Caminó con pasos cortos y rápidos y cuando estaba llegando a la pensión vio a la Flaca sentada en un banco con la cabeza agachada. Él no podía saberlo, pero ella observaba una pequeña planta que brotaba en medio de dos baldosas. Cantinflas pudo adivinar los ojos rojos, inertes y fumados. Se le sentó al lado y ella lo miró de reojo.
—Mire —dijo señalando la planta—. ¿Sí la ve?
Cantinflas afiló los ojos y vio el pequeño tallo cubierto de hojas diminutas.
—Mala hierba —dijo él, recordando que así les decía su madre a las que nacían entre los ladrillos del patio.
—¿Cómo pueden nacer en el cemento? ¿De qué se alimentan?

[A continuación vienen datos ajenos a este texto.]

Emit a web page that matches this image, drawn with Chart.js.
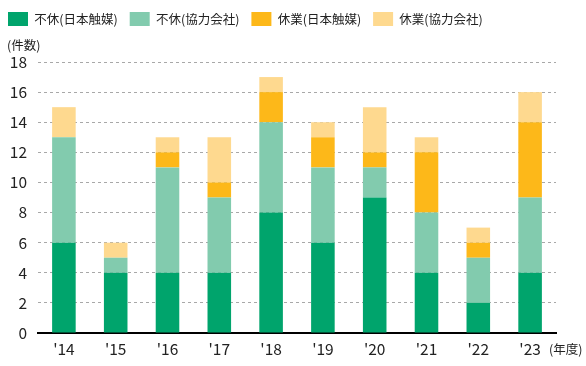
<!DOCTYPE html>
<html><head><meta charset="utf-8">
<script src="https://cdn.jsdelivr.net/npm/chart.js@4/dist/chart.umd.min.js"></script>
<style>html,body{margin:0;padding:0;background:#fff}#wrap{width:586px;height:366px}</style>
</head><body><div id="wrap"><canvas id="c" width="586" height="366"></canvas></div>
<script>
const categories = ["'14","'15","'16","'17","'18","'19","'20","'21","'22","'23"];
const seriesNames = ["不休(日本触媒)","不休(協力会社)","休業(日本触媒)","休業(協力会社)"];
const lostFreeNS = [6,4,4,4,8,6,9,4,2,4];
const lostFreeContract = [7,1,7,5,6,5,2,4,3,5];
const lostTimeNS = [0,0,1,1,2,2,1,4,1,5];
const lostTimeContract = [2,1,1,3,1,1,3,1,1,2];
const yTicks = [0,2,4,6,8,10,12,14,16,18];
const colors = ["#00A46C","#82CBAE","#FDB819","#FED98F"];
const FONT = "'Noto Sans CJK JP', 'Noto Sans', sans-serif";

const extraText = {
  id: 'extraText',
  beforeInit(chart) {
    const lg = chart.legend;
    if (lg) {
      const orig = lg.fit.bind(lg);
      lg.fit = function() { orig(); this.height = 62; };
    }
  },
  afterLayout(chart) {
    if (chart.legend) { chart.legend.left -= 4; chart.legend.right -= 4; }
  },
  afterDraw(chart) {
    const ctx = chart.ctx;
    ctx.save();
    ctx.fillStyle = '#222';
    ctx.font = "12.5px " + FONT;
    ctx.textBaseline = 'middle';
    ctx.textAlign = 'left';
    ctx.fillText('(件数)', 7, 45);
    ctx.fillText('(年度)', 549, 349);
    ctx.restore();
  }
};

new Chart(document.getElementById('c'), {
  type: 'bar',
  data: {
    labels: categories,
    datasets: [
      {label: seriesNames[0], data: lostFreeNS, backgroundColor: colors[0]},
      {label: seriesNames[1], data: lostFreeContract, backgroundColor: colors[1]},
      {label: seriesNames[2], data: lostTimeNS, backgroundColor: colors[2]},
      {label: seriesNames[3], data: lostTimeContract, backgroundColor: colors[3]}
    ]
  },
  options: {
    responsive: false,
    animation: false,
    devicePixelRatio: 1,
    layout: {padding: {left: 0, right: 30, top: 0, bottom: 0}},
    datasets: {bar: {barPercentage: 0.455, categoryPercentage: 1, borderWidth: 0}},
    plugins: {
      legend: {
        position: 'top', align: 'start',
        labels: {boxWidth: 20, boxHeight: 14, padding: 12, color: '#222', font: {family: FONT, size: 12.5}}
      },
      tooltip: {enabled: false}
    },
    scales: {
      x: {
        stacked: true,
        grid: {display: false, drawTicks: false},
        border: {display: true, color: '#000', width: 2},
        ticks: {color: '#222', padding: 7, font: {family: FONT, size: 15.5}},
        afterFit(s) { s.height = 33; }
      },
      y: {
        stacked: true, min: 0, max: 18,
        afterBuildTicks(s) { s.ticks = yTicks.map(v => ({value: v})); },
        grid: {color: '#a8a8a8', lineWidth: 1, drawTicks: false},
        border: {display: false, dash: [3,3]},
        ticks: {color: '#222', padding: 11, font: {family: FONT, size: 15.5}},
        afterFit(s) { s.width = 38; }
      }
    }
  },
  plugins: [extraText]
});
</script></body></html>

Él levantó los hombros. No le gustaba seguirle la corriente cuando se ponía tan filosófica.
—Es como si se empeñaran en vivir en contra de todo.
—¿Tiene hambre? Le traje pollo —dijo él, para cambiar de tema.
—Perdí al frijolito —murmuró.
Sintió un chuzón de dolor, y al mismo tiempo, un alivio. Le quitó el mechón de pelo que le tapaba el rostro. Tenía, en efecto, los ojos rojos y secos de tanto llorar. Él intentó esbozar una sonrisa, un gesto cariñoso, con esa boca como derretida para un lado. Y entonces abrió la bolsa y le pasó un muslo grasiento, su presa favorita, y él le echó diente a la pechuga. Ambos sabían que era su última noche. No les quedaba nada que decirse.